Your business is a portfolio of business processes. Using portfolio management techniques, group your business processes into three domains where the processes in each domain have common IT enablement solution selection criteria (for example, differentiating based on IT, differentiating not based on IT, and not differentiating), and apply the solution selection criteria.
The business perspective also includes consideration of whether using Cloud services can help facilitate interactions with business partners or partner organizations – for example, by using SOA or EDI through the Cloud – and whether using Cloud services may endanger any existing interactions, where suppliers of data impose particular conditions for handling confidential data.
The work of the Cloud Business Artifacts (CBA) Project in The Open Group Cloud Computing Work Group is seeking to identify the key Cloud buyer questions and in a language business can understand and use to target solutions to meet real business requirements.

Conclusion

Cloud Computing is an important stage in the development of IT systems, comparable with the emergence of the mainframe, the minicomputer, the microprocessor, and the Internet.
Cloud Computing can provide many advantages over conventional approaches to IT provisioning, which can translate into significant improvements in ROI. But what makes it particularly exciting is that its potential effect on business is not just incremental improvement, but disruptive transformation through new operating models.

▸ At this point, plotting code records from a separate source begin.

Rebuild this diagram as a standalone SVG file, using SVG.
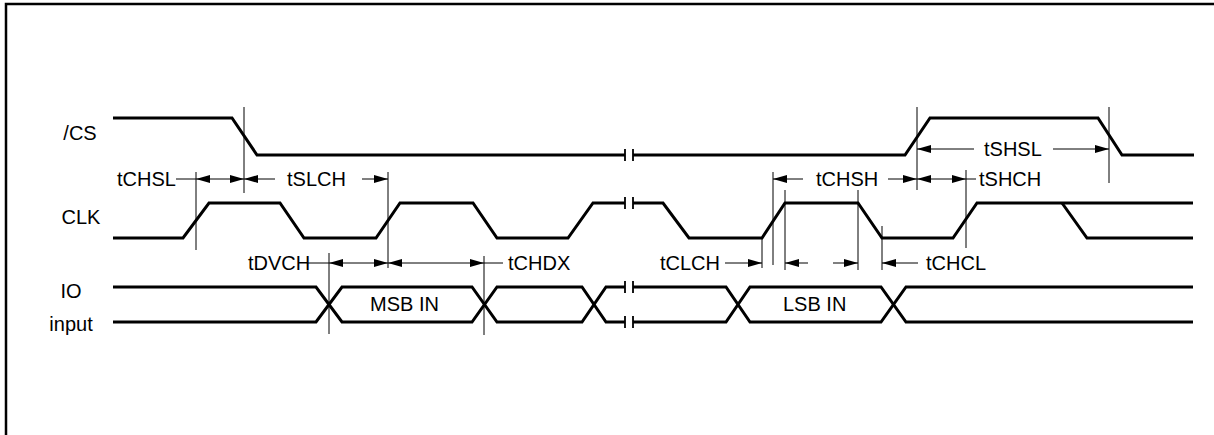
<svg xmlns="http://www.w3.org/2000/svg" width="1214" height="435" viewBox="0 0 1214 435">
<style>
.frame{fill:none;stroke:#000;stroke-width:2.5}
.sig{fill:none;stroke:#000;stroke-width:3;stroke-linejoin:miter}
.tick{fill:none;stroke:#000;stroke-width:1.8}
.ref{fill:none;stroke:#000;stroke-width:1}
.dim{fill:none;stroke:#000;stroke-width:1}
.arr{marker-end:url(#ah)}
.arr2{marker-start:url(#ah);marker-end:url(#ah)}
text{font-family:"Liberation Sans",Arial,Helvetica,sans-serif;font-size:20px;fill:#000}
.lbl{text-anchor:middle}
</style>
<defs>
<marker id="ah" viewBox="0 0 14 8" refX="14" refY="4" markerWidth="14" markerHeight="8" markerUnits="userSpaceOnUse" orient="auto-start-reverse">
<path d="M0,0 L14,4 L0,8 z" fill="#000"/>
</marker>
</defs>
<rect width="1214" height="435" fill="#fff"/>
<path class="frame" d="M6,435 V4 H1214"/>

<g id="labels">
<text class="lbl" x="80" y="140">/CS</text>
<text class="lbl" x="81" y="224">CLK</text>
<text class="lbl" x="71" y="298">IO</text>
<text class="lbl" x="71" y="331">input</text>
</g>

<g id="cs">
<polyline class="sig" points="113,118 232,118 257,155 625,155"/>
<polyline class="sig" points="633,155 905,155 930,118 1098,118 1122,155 1194,155"/>
<path class="tick" d="M625,149 V161 M633,149 V161"/>
</g>

<g id="clk">
<polyline class="sig" points="113,238 183,238 209,203 280,203 304,238 376,238 400,203 473,203 497,238 568,238 593,203 625,203"/>
<polyline class="sig" points="633,203 663,203 689,238 762,238 785,203 858,203 882,238 953,238 977,203 1193,203"/>
<polyline class="sig" points="1062,203 1087,238 1193,238"/>
<path class="tick" d="M625,197 V209 M633,197 V209"/>
</g>

<g id="io">
<polyline class="sig" points="113,287 316,287 342,322 472,322 497,287 582,287 606,322 625,322"/>
<polyline class="sig" points="113,322 316,322 342,287 472,287 497,322 582,322 606,287 625,287"/>
<polyline class="sig" points="633,287 726,287 750,322 881,322 906,287 1193,287"/>
<polyline class="sig" points="633,322 726,322 750,287 881,287 906,322 1193,322"/>
<path class="tick" d="M625,281 V293 M633,281 V293 M625,316 V328 M633,316 V328"/>
<text x="370" y="311">MSB IN</text>
<text x="783" y="311">LSB IN</text>
</g>

<g id="connectors">
<path class="ref" d="M244,107 V193 M196,172 V250 M388,172 V268 M329,253 V334 M484,256 V335 M773,172 V265 M785,190 V270 M762,238 V268 M858,190 V270 M882,226 V270 M917,107 V190 M966,170 V248 M1109,107 V183"/>
<text x="117" y="186">tCHSL</text>
<line class="dim" x1="176" y1="179" x2="196" y2="179"/>
<line class="dim arr2" x1="196" y1="179" x2="244" y2="179"/>
<line class="dim arr" x1="275" y1="179" x2="244" y2="179"/>
<text x="287" y="186">tSLCH</text>
<line class="dim arr" x1="362" y1="179" x2="388" y2="179"/>
<line class="dim arr" x1="803" y1="179" x2="773" y2="179"/>
<text x="816" y="186">tCHSH</text>
<line class="dim arr" x1="888" y1="179" x2="917" y2="179"/>
<line class="dim arr2" x1="917" y1="179" x2="966" y2="179"/>
<line class="dim" x1="966" y1="179" x2="976" y2="179"/>
<text x="979" y="186">tSHCH</text>
<line class="dim arr" x1="974" y1="149" x2="917" y2="149"/>
<text x="984" y="156">tSHSL</text>
<line class="dim arr" x1="1053" y1="149" x2="1109" y2="149"/>
<text x="248" y="270">tDVCH</text>
<line class="dim" x1="307" y1="263" x2="329" y2="263"/>
<line class="dim arr2" x1="329" y1="263" x2="388" y2="263"/>
<line class="dim arr2" x1="388" y1="263" x2="484" y2="263"/>
<line class="dim" x1="484" y1="263" x2="503" y2="263"/>
<text x="508" y="270">tCHDX</text>
<text x="660" y="270">tCLCH</text>
<line class="dim arr" x1="725" y1="263" x2="762" y2="263"/>
<line class="dim arr" x1="808" y1="263" x2="785" y2="263"/>
<line class="dim arr" x1="833" y1="263" x2="858" y2="263"/>
<line class="dim arr" x1="918" y1="263" x2="882" y2="263"/>
<text x="926" y="270">tCHCL</text>
</g>
</svg>
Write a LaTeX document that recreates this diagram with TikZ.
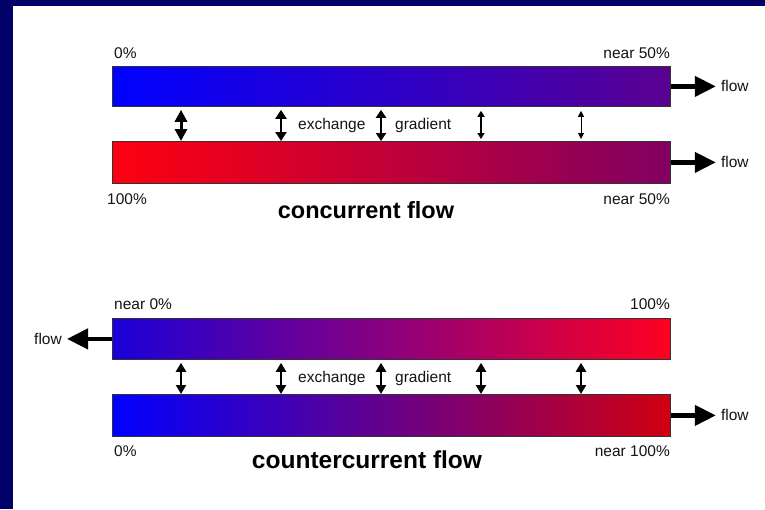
\documentclass[tikz,border=0pt]{standalone}
\usepackage{fontspec}
\setmainfont{Liberation Sans}
\usetikzlibrary{arrows.meta}
\definecolor{frame}{RGB}{0,0,104}
\definecolor{ink}{RGB}{20,20,20}
\tikzset{
  bar/.style={draw=black!80, line width=0.8pt, rectangle, inner sep=0pt,
    minimum width=558pt, anchor=north west, shading angle=90},
  lbl/.style={font=\fontsize{15.5}{18}\selectfont, text=ink, inner sep=0pt},
  ttl/.style={font=\fontsize{23.5}{27}\selectfont\bfseries, inner sep=0pt},
  flowarrow/.style={line width=4.2pt, shorten >=5pt, -{Triangle[length=21pt,width=20pt]}},
  dbl/.style args={#1/#2/#3}{line width=#1, {Triangle[length=#2,width=#3]}-{Triangle[length=#2,width=#3]}},
}
\begin{document}
\begin{tikzpicture}[x=1pt,y=-1pt]
  % frame and page
  \fill[frame] (0,0) rectangle (765,509);
  \fill[white] (13,6) rectangle (765,509);
  \useasboundingbox (0,0) rectangle (765,509);

  % ---- concurrent flow ----
  \node[bar, minimum height=40pt, left color={rgb,255:red,0;green,0;blue,255},
        right color={rgb,255:red,90;green,0;blue,144}] (b1) at (112,66) {};
  \node[bar, minimum height=42pt, left color={rgb,255:red,255;green,0;blue,16},
        right color={rgb,255:red,128;green,0;blue,96}] (b2) at (112,141) {};

  \node[lbl, anchor=base west] (p1) at (114,58) {0\%};
  \node[lbl, anchor=base east] (p2) at (670,58) {near 50\%};
  \node[lbl, anchor=base west] (p3) at (107,204) {100\%};
  \node[lbl, anchor=base east] (p4) at (670,204) {near 50\%};
  \node[ttl, anchor=base] (t1) at (366,218) {concurrent flow};

  \node[lbl, anchor=west] (f1) at ([xshift=50pt]b1.east) {flow};
  \node[lbl, anchor=west] (f2) at ([xshift=50pt]b2.east) {flow};
  \draw[flowarrow] (b1.east) -- (f1.west);
  \draw[flowarrow] (b2.east) -- (f2.west);

  \node[lbl, anchor=west] (e1) at (298,125) {exchange};
  \node[lbl, anchor=west] (g1) at (395,125) {gradient};

  \draw[dbl=3pt/12pt/12pt]  ([yshift=-3pt]b1.south -| 181,0) -- (b2.north -| 181,0);
  \draw[dbl=2.6pt/9pt/11pt] ([yshift=-3pt]b1.south -| 281,0) -- (b2.north -| 281,0);
  \draw[dbl=2.2pt/8pt/10pt] ([yshift=-3pt]b1.south -| 381,0) -- (b2.north -| 381,0);
  \draw[dbl=1.3pt/6pt/7pt]  ([yshift=-4pt]b1.south -| 481,0) -- ([yshift=2pt]b2.north -| 481,0);
  \draw[dbl=1pt/6pt/6pt]    ([yshift=-4pt]b1.south -| 581,0) -- ([yshift=2pt]b2.north -| 581,0);

  % ---- countercurrent flow ----
  \node[bar, minimum height=41pt, left color={rgb,255:red,26;green,0;blue,216},
        middle color={rgb,255:red,154;green,0;blue,180},
        right color={rgb,255:red,255;green,0;blue,32}] (b3) at (112,318) {};
  \node[bar, minimum height=42pt, left color={rgb,255:red,0;green,0;blue,255},
        middle color={rgb,255:red,138;green,0;blue,176},
        right color={rgb,255:red,208;green,0;blue,16}] (b4) at (112,394) {};

  \node[lbl, anchor=base west] (q1) at (114,309) {near 0\%};
  \node[lbl, anchor=base east] (q2) at (670,309) {100\%};
  \node[lbl, anchor=base west] (q3) at (114,456) {0\%};
  \node[lbl, anchor=base east] (q4) at (670,456) {near 100\%};
  \node[ttl, anchor=base, font=\fontsize{24.5}{28}\selectfont\bfseries] (t2) at (367,468) {countercurrent flow};

  \node[lbl, anchor=east] (f3) at ([xshift=-50pt]b3.west) {flow};
  \node[lbl, anchor=west] (f4) at ([xshift=50pt]b4.east) {flow};
  \draw[flowarrow] (b3.west) -- (f3.east);
  \draw[flowarrow] (b4.east) -- (f4.west);

  \node[lbl, anchor=west] (e2) at (298,378) {exchange};
  \node[lbl, anchor=west] (g2) at (395,378) {gradient};

  \foreach \x in {181,281,381,481,581}
    \draw[dbl=2.4pt/9pt/10pt] ([yshift=-3pt]b3.south -| \x,0) -- (b4.north -| \x,0);
\end{tikzpicture}
\end{document}
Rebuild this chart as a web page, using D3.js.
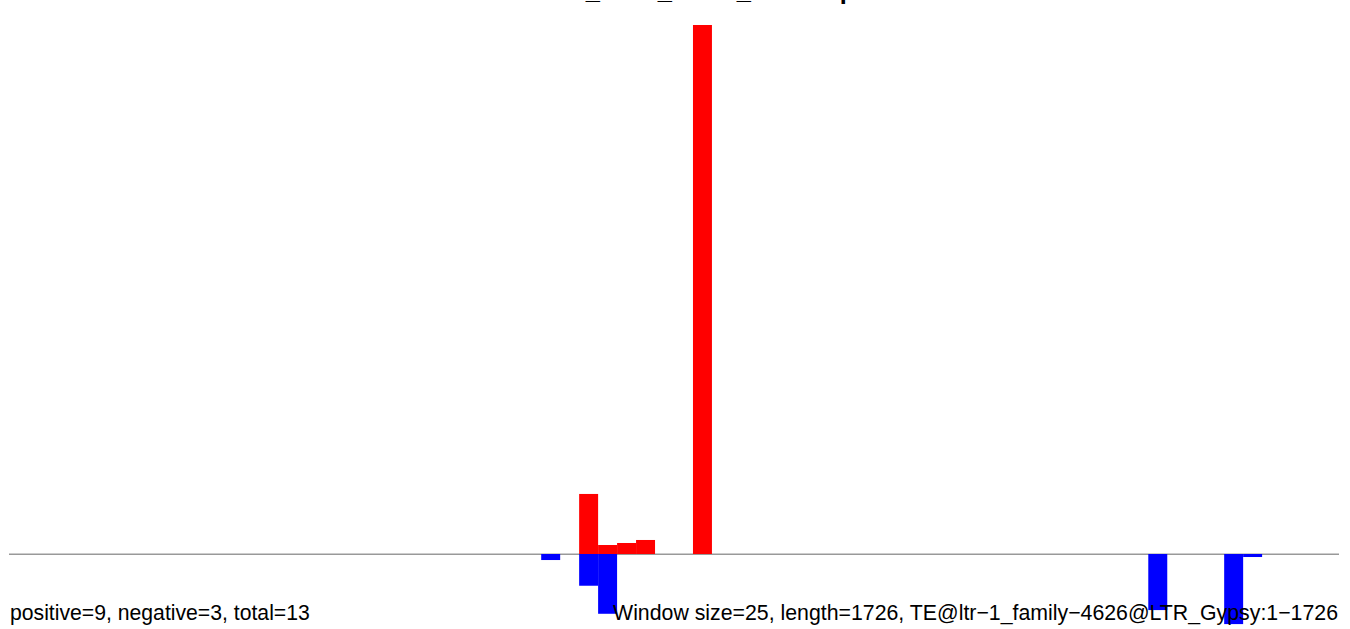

This White Paper provides an analysis of how to build and measure ROI that will help businesses to reap the benefits of Cloud Computing, and take advantage of its potential for incremental improvement and disruptive transformation of business processes.
Our understanding of Cloud Computing is currently at an early stage. This is an initial analysis. ROI models will evolve as the technology matures. This evolution will be reflected, and key indicator ratios will be described in more detail, in future deliverables of The Open Group Cloud Computing Work Group and its Cloud Business Artifacts and Cloud Business Use-Cases projects.